* **Problem**: Give again only the lines running from the one with "Clone this chart in Chart.js." through the one with "const yTicks = [-5, 0, 5, 10];", inclusive. Omit every picture.

[Saved data entries]
-*-*-
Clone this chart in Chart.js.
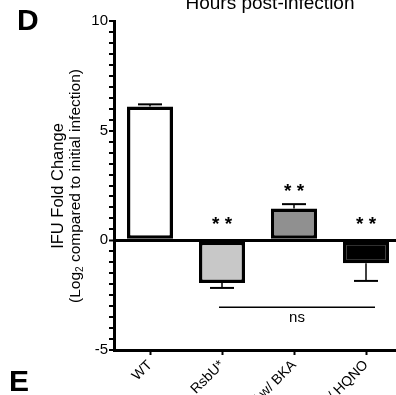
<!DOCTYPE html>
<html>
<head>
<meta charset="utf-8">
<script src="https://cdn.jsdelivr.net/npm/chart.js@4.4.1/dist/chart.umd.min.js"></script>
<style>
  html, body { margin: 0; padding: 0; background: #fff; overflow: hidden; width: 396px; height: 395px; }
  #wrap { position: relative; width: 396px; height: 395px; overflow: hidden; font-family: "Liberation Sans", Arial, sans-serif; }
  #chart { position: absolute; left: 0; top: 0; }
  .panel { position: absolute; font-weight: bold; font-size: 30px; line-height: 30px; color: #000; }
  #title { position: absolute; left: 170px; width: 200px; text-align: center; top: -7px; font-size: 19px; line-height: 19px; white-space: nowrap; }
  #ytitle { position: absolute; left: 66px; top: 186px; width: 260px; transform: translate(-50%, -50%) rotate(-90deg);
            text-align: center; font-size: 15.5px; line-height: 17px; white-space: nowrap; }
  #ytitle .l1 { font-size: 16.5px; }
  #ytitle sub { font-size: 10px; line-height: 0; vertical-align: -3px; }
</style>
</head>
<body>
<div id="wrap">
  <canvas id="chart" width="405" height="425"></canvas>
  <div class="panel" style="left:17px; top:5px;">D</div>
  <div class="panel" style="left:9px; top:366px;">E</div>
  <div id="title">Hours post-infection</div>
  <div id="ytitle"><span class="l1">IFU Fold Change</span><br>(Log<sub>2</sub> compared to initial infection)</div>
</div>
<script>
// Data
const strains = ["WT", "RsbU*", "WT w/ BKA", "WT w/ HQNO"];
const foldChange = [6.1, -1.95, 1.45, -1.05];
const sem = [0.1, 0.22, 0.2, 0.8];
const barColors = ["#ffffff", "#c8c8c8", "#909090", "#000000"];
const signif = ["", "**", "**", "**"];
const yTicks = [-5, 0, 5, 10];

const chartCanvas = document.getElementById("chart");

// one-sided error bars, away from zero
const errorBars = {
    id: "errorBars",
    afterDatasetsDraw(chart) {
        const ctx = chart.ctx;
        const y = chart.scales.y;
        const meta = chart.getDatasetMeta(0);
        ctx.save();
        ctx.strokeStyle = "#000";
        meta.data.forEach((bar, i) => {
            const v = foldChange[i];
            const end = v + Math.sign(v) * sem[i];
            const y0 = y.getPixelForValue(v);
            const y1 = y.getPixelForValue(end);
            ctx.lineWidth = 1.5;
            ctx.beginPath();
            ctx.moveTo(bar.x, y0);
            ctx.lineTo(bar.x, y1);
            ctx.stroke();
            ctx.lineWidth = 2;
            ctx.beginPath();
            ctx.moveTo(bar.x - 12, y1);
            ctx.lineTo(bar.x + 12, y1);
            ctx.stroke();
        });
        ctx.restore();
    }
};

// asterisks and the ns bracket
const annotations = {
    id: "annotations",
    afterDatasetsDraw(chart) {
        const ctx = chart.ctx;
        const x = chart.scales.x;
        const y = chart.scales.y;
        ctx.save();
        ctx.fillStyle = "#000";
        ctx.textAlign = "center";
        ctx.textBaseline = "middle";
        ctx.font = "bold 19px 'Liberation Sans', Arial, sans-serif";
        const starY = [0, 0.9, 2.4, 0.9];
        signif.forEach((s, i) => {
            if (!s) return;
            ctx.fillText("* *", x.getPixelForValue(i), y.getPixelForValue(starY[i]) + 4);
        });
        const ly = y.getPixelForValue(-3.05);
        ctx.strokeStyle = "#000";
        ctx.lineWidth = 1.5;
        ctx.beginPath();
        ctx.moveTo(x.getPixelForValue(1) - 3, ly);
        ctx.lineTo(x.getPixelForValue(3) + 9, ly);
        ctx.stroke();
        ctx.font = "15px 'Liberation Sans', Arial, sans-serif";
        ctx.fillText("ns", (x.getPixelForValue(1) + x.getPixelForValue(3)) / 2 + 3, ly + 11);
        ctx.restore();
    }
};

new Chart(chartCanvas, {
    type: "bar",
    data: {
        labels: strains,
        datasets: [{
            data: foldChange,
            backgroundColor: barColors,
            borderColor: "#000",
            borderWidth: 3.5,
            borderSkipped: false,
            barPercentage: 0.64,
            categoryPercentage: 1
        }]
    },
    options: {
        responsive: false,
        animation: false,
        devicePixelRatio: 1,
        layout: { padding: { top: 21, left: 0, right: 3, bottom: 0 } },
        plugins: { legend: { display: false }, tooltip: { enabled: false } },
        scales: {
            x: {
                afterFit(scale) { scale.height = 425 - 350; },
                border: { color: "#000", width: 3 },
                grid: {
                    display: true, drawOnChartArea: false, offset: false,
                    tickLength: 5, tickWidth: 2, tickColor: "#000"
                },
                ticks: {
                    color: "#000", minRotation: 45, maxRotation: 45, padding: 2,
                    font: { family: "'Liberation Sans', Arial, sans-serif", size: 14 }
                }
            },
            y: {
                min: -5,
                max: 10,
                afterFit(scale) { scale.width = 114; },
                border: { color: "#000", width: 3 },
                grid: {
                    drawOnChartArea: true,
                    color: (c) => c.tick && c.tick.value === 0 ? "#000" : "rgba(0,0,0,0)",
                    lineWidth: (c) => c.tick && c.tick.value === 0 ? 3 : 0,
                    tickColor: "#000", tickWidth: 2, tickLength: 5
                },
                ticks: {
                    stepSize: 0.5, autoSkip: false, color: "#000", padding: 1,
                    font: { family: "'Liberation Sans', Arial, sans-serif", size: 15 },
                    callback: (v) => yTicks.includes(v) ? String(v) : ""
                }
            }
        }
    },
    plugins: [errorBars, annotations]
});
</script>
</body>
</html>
-*-*-
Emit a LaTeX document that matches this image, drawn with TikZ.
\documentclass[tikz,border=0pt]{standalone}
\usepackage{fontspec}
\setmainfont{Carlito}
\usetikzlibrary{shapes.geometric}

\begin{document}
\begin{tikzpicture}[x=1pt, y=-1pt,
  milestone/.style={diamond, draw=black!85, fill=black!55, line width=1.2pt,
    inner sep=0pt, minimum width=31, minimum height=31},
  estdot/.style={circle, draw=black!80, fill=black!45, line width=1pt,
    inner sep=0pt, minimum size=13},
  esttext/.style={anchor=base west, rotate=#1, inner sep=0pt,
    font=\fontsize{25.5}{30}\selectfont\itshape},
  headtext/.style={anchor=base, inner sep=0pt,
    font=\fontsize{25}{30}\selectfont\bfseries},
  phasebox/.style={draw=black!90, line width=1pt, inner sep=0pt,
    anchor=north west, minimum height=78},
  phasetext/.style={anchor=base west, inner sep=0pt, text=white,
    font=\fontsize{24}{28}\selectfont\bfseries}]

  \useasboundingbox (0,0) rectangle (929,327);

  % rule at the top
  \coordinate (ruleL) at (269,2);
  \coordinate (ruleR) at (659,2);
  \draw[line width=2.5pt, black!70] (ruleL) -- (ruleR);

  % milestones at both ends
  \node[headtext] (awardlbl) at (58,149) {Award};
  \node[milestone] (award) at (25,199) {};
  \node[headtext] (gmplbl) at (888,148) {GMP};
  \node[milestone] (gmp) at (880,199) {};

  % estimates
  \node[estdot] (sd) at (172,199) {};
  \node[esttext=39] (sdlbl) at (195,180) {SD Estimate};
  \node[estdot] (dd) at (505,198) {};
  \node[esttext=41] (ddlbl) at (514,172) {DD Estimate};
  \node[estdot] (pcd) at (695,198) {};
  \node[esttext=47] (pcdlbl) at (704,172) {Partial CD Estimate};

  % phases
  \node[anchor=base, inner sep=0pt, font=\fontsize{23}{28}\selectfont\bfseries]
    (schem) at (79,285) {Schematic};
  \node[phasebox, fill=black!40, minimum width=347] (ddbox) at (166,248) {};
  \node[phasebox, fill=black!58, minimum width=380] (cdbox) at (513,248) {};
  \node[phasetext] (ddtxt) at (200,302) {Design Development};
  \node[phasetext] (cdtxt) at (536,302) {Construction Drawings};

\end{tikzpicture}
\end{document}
-*-*-
* **Task output**:
Clone this chart in Chart.js.
<!DOCTYPE html>
<html>
<head>
<meta charset="utf-8">
<script src="https://cdn.jsdelivr.net/npm/chart.js@4.4.1/dist/chart.umd.min.js"></script>
<style>
  html, body { margin: 0; padding: 0; background: #fff; overflow: hidden; width: 396px; height: 395px; }
  #wrap { position: relative; width: 396px; height: 395px; overflow: hidden; font-family: "Liberation Sans", Arial, sans-serif; }
  #chart { position: absolute; left: 0; top: 0; }
  .panel { position: absolute; font-weight: bold; font-size: 30px; line-height: 30px; color: #000; }
  #title { position: absolute; left: 170px; width: 200px; text-align: center; top: -7px; font-size: 19px; line-height: 19px; white-space: nowrap; }
  #ytitle { position: absolute; left: 66px; top: 186px; width: 260px; transform: translate(-50%, -50%) rotate(-90deg);
            text-align: center; font-size: 15.5px; line-height: 17px; white-space: nowrap; }
  #ytitle .l1 { font-size: 16.5px; }
  #ytitle sub { font-size: 10px; line-height: 0; vertical-align: -3px; }
</style>
</head>
<body>
<div id="wrap">
  <canvas id="chart" width="405" height="425"></canvas>
  <div class="panel" style="left:17px; top:5px;">D</div>
  <div class="panel" style="left:9px; top:366px;">E</div>
  <div id="title">Hours post-infection</div>
  <div id="ytitle"><span class="l1">IFU Fold Change</span><br>(Log<sub>2</sub> compared to initial infection)</div>
</div>
<script>
// Data
const strains = ["WT", "RsbU*", "WT w/ BKA", "WT w/ HQNO"];
const foldChange = [6.1, -1.95, 1.45, -1.05];
const sem = [0.1, 0.22, 0.2, 0.8];
const barColors = ["#ffffff", "#c8c8c8", "#909090", "#000000"];
const signif = ["", "**", "**", "**"];
const yTicks = [-5, 0, 5, 10];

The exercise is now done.